(GIVEN PROBLEM) Leave out all pictures. Return exactly the lines from the top of the material through the line containing "return (H - B - y) / PH".

[Begin GIVEN INFORMATION]

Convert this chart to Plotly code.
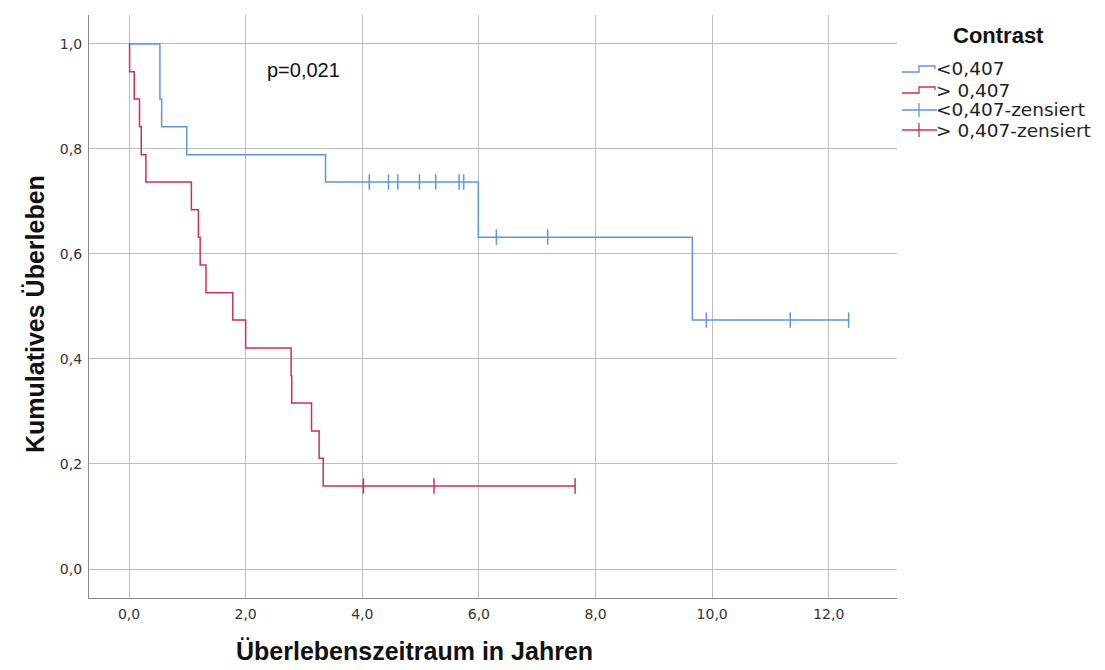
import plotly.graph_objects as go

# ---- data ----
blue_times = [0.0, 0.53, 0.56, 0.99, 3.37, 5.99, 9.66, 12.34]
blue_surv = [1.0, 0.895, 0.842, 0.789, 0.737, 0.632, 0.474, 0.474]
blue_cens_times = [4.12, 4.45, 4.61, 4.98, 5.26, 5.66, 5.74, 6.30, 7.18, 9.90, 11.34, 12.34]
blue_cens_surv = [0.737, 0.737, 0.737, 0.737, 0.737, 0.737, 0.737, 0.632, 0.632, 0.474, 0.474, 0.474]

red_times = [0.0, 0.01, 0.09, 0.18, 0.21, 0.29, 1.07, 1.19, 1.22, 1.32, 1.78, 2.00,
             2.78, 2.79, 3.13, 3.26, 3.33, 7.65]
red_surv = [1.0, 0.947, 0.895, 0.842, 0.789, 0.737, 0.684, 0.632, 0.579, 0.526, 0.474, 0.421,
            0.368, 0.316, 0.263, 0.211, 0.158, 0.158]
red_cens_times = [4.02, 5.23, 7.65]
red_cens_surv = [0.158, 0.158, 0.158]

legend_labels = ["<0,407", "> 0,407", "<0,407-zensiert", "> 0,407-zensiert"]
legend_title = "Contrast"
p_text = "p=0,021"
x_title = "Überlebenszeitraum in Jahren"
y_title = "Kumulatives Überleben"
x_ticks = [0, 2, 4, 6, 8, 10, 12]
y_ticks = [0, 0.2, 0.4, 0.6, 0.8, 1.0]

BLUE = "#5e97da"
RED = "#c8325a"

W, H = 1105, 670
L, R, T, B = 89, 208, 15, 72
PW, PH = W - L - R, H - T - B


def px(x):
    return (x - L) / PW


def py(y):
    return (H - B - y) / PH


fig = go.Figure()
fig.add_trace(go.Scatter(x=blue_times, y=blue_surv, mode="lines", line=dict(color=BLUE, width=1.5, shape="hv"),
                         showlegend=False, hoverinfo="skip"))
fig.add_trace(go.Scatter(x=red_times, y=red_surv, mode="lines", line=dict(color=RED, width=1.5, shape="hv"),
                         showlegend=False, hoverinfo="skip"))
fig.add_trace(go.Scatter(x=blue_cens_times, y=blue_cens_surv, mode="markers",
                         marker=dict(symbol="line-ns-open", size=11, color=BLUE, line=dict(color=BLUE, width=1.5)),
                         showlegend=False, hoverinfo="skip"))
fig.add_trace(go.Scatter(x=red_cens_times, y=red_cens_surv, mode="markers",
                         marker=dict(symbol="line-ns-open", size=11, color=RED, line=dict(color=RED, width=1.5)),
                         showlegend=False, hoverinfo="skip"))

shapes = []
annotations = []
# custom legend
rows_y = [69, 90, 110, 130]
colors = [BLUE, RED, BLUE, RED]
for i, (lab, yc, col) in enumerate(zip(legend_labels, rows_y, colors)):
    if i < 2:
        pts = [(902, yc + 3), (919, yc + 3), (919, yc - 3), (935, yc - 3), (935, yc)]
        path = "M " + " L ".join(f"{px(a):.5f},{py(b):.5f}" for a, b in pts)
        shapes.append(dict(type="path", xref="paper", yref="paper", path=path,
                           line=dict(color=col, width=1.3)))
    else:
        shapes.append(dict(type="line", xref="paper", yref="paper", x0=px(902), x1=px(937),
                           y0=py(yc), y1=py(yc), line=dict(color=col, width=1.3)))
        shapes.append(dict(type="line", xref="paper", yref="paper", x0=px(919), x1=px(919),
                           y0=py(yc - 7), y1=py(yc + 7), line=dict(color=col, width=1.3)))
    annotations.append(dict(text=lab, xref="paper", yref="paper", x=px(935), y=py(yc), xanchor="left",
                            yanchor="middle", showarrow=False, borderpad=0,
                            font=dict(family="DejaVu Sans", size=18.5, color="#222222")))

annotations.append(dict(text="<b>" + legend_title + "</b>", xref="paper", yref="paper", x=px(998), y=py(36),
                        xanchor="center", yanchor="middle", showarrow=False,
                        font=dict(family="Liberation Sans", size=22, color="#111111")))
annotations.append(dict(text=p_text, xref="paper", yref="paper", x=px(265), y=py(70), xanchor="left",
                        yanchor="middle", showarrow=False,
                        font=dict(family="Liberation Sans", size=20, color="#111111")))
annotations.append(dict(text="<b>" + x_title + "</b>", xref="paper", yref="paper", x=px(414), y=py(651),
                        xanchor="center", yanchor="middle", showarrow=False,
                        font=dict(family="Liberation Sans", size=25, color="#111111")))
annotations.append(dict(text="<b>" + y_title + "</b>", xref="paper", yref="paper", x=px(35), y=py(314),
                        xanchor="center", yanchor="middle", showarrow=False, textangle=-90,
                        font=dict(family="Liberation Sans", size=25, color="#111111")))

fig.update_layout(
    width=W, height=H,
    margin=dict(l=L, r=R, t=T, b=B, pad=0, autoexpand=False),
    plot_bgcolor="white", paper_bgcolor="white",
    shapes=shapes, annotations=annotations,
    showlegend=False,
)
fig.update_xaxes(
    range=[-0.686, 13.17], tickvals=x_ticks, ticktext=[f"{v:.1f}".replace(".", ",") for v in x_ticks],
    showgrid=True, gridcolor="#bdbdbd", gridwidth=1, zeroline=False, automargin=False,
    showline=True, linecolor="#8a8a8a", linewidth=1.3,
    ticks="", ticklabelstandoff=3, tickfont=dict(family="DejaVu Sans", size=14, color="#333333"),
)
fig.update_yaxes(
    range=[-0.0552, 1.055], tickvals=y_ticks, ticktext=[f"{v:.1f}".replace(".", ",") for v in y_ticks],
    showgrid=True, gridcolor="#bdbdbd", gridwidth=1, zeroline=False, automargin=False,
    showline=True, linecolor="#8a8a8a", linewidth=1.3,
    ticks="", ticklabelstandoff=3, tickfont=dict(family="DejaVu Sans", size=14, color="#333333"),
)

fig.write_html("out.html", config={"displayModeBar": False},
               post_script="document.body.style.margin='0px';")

[End GIVEN INFORMATION]

(ANSWER TO THE TASK)
Convert this chart to Plotly code.
import plotly.graph_objects as go

# ---- data ----
blue_times = [0.0, 0.53, 0.56, 0.99, 3.37, 5.99, 9.66, 12.34]
blue_surv = [1.0, 0.895, 0.842, 0.789, 0.737, 0.632, 0.474, 0.474]
blue_cens_times = [4.12, 4.45, 4.61, 4.98, 5.26, 5.66, 5.74, 6.30, 7.18, 9.90, 11.34, 12.34]
blue_cens_surv = [0.737, 0.737, 0.737, 0.737, 0.737, 0.737, 0.737, 0.632, 0.632, 0.474, 0.474, 0.474]

red_times = [0.0, 0.01, 0.09, 0.18, 0.21, 0.29, 1.07, 1.19, 1.22, 1.32, 1.78, 2.00,
             2.78, 2.79, 3.13, 3.26, 3.33, 7.65]
red_surv = [1.0, 0.947, 0.895, 0.842, 0.789, 0.737, 0.684, 0.632, 0.579, 0.526, 0.474, 0.421,
            0.368, 0.316, 0.263, 0.211, 0.158, 0.158]
red_cens_times = [4.02, 5.23, 7.65]
red_cens_surv = [0.158, 0.158, 0.158]

legend_labels = ["<0,407", "> 0,407", "<0,407-zensiert", "> 0,407-zensiert"]
legend_title = "Contrast"
p_text = "p=0,021"
x_title = "Überlebenszeitraum in Jahren"
y_title = "Kumulatives Überleben"
x_ticks = [0, 2, 4, 6, 8, 10, 12]
y_ticks = [0, 0.2, 0.4, 0.6, 0.8, 1.0]

BLUE = "#5e97da"
RED = "#c8325a"

W, H = 1105, 670
L, R, T, B = 89, 208, 15, 72
PW, PH = W - L - R, H - T - B


def px(x):
    return (x - L) / PW


def py(y):
    return (H - B - y) / PH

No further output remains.